Source material ->
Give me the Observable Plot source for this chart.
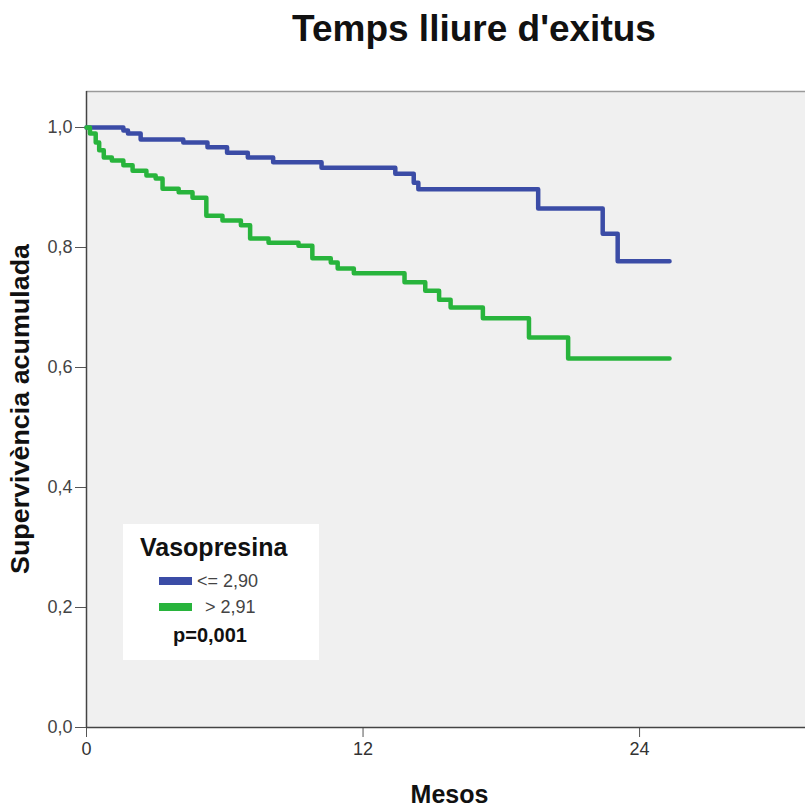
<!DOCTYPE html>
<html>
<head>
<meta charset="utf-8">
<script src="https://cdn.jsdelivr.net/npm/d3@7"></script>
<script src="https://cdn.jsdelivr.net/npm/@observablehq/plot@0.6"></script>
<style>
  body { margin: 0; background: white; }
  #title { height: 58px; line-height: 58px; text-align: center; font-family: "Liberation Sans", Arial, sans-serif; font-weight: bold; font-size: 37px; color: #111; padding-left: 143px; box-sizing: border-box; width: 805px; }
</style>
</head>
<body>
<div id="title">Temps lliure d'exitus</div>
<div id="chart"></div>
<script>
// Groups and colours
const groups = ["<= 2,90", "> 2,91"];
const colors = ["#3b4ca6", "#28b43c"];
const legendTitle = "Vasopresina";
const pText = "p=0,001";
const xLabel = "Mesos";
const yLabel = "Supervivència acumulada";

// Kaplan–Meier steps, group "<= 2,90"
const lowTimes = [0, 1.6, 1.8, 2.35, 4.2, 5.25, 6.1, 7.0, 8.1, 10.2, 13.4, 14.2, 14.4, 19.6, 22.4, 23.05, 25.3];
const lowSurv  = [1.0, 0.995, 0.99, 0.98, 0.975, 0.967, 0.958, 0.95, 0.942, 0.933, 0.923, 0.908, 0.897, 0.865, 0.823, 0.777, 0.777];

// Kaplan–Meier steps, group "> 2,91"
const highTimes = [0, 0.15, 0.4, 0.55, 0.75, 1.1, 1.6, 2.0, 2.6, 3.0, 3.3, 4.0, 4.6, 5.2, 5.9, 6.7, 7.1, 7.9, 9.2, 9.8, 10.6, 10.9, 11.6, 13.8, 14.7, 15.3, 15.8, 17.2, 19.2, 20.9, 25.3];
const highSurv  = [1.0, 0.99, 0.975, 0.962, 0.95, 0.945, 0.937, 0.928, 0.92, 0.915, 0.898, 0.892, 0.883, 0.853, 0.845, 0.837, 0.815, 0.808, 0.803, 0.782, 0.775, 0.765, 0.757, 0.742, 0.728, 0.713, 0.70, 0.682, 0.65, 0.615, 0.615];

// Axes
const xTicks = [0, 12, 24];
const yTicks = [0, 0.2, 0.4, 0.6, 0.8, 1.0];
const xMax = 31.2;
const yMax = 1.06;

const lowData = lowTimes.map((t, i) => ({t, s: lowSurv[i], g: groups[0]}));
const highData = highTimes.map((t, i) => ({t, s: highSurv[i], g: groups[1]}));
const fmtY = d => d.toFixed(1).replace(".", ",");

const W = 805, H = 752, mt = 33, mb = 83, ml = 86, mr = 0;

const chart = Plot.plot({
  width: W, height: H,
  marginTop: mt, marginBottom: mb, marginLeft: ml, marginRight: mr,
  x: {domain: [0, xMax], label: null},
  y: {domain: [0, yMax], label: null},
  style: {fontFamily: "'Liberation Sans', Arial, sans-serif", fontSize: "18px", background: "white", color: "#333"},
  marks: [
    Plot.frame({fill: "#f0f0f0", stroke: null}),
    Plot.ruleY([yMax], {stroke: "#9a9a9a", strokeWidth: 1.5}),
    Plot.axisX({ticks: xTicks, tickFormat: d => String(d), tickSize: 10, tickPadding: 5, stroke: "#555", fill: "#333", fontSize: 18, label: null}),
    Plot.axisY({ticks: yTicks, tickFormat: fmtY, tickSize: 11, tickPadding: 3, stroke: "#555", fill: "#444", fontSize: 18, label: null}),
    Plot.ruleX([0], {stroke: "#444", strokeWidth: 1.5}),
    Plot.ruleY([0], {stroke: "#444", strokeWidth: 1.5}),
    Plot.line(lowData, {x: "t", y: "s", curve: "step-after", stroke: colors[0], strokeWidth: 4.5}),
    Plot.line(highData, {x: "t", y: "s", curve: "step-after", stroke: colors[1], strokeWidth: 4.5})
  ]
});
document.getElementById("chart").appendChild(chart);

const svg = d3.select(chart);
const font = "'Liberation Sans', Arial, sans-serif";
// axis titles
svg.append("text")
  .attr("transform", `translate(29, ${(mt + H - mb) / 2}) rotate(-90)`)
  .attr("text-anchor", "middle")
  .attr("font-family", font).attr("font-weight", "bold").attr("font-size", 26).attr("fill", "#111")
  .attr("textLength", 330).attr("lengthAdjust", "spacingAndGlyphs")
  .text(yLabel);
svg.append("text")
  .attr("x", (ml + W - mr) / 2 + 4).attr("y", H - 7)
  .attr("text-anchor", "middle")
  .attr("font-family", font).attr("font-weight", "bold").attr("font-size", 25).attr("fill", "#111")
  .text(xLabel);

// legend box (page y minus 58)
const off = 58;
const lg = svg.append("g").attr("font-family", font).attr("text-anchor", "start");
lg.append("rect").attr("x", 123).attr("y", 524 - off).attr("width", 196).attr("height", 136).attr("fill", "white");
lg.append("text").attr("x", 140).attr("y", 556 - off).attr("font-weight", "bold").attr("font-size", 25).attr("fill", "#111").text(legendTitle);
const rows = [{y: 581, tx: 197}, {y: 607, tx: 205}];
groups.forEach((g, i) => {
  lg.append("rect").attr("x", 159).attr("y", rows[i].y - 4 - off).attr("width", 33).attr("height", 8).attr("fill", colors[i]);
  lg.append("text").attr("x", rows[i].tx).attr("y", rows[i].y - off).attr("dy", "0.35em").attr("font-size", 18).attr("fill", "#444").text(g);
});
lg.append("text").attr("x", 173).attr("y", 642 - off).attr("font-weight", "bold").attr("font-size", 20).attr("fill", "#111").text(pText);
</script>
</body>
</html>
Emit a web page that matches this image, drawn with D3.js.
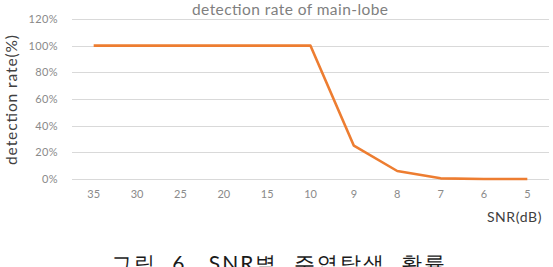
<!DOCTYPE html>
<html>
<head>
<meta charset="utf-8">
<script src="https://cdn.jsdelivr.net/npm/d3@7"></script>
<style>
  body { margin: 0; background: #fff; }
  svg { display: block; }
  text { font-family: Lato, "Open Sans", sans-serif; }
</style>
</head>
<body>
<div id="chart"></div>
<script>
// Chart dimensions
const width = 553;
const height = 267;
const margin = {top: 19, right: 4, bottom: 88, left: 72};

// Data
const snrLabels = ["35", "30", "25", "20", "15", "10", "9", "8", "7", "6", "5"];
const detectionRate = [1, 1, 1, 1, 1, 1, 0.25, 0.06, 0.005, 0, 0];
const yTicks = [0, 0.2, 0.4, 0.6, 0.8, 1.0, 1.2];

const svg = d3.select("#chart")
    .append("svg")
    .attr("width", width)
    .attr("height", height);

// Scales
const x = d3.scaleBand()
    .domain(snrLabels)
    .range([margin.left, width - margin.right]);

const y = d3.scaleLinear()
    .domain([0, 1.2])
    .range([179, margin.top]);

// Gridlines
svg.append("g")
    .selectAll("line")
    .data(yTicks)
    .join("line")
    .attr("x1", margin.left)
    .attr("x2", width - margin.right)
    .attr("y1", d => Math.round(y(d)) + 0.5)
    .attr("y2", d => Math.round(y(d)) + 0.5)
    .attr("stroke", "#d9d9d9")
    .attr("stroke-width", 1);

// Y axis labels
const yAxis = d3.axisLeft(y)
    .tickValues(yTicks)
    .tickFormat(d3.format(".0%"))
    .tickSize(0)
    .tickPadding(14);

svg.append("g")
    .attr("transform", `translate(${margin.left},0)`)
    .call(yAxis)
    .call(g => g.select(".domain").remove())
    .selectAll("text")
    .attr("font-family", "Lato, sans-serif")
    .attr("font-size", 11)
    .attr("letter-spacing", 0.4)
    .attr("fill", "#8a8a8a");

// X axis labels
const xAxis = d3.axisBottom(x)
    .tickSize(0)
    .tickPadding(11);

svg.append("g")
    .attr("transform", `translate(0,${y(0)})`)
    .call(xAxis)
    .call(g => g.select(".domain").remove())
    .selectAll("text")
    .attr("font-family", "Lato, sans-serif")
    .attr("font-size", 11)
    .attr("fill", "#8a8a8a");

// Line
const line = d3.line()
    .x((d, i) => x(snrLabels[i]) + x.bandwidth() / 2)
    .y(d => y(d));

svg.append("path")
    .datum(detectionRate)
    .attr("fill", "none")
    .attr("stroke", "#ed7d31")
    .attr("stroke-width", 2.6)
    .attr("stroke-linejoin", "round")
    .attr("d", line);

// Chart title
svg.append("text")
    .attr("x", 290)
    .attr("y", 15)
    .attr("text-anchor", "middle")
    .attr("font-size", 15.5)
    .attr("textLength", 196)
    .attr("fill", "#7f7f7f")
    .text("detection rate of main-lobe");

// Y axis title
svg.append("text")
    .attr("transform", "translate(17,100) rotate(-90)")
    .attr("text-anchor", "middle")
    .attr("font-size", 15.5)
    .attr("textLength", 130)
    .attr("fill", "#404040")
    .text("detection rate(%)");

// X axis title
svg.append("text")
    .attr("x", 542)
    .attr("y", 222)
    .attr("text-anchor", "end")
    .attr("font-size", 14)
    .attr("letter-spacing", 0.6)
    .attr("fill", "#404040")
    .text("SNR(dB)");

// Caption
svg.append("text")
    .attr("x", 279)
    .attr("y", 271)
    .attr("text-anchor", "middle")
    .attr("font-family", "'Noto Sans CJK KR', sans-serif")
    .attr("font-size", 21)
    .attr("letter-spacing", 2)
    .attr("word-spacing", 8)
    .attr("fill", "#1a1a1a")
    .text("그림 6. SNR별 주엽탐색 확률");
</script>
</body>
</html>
--
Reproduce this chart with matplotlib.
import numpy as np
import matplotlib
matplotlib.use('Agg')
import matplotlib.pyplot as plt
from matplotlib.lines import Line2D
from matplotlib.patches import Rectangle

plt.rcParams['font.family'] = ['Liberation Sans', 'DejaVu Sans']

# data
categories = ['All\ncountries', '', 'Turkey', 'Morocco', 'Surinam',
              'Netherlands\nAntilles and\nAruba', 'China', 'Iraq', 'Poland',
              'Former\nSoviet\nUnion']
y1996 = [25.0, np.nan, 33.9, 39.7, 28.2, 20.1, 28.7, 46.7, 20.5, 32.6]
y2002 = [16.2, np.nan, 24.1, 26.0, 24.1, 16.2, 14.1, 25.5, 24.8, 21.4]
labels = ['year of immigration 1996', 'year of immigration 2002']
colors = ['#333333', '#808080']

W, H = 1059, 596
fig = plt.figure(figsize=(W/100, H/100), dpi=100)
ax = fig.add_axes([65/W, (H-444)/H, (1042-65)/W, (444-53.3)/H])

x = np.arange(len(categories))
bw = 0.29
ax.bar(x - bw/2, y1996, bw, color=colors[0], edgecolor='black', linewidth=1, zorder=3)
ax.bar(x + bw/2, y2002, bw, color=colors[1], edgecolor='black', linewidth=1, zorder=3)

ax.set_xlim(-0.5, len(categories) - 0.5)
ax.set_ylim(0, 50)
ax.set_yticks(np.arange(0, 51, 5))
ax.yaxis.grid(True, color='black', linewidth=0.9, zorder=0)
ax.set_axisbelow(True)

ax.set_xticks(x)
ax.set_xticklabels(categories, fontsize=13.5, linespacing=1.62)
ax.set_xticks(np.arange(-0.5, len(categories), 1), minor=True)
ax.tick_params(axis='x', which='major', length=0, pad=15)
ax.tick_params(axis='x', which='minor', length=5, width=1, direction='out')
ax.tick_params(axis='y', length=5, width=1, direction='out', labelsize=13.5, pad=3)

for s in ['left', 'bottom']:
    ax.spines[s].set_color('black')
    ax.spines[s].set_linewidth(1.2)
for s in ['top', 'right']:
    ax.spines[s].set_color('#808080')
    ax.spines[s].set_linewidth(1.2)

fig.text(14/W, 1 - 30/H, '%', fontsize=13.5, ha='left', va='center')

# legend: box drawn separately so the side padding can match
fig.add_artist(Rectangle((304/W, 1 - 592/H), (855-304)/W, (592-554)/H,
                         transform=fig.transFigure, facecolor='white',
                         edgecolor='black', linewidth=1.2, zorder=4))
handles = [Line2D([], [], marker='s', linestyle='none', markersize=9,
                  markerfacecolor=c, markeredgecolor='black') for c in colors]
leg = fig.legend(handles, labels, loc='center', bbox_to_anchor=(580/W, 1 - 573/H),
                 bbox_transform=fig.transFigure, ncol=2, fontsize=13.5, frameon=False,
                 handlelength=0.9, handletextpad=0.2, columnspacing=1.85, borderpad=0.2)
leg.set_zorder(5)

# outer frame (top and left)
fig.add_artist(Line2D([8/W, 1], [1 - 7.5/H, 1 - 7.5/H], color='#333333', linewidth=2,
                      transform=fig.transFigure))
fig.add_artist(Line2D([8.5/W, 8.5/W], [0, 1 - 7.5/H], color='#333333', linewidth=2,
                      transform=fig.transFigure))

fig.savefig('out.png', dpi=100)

Your instructions ->
Your task is to transcribe only the lines from the line containing "Reproduce this chart with matplotlib." through the line containing "plt.rcParams['font.family'] = ['Liberation", word for word.

Exercise output ->
Reproduce this chart with matplotlib.
import numpy as np
import matplotlib
matplotlib.use('Agg')
import matplotlib.pyplot as plt
from matplotlib.lines import Line2D
from matplotlib.patches import Rectangle

plt.rcParams['font.family'] = ['Liberation Sans', 'DejaVu Sans']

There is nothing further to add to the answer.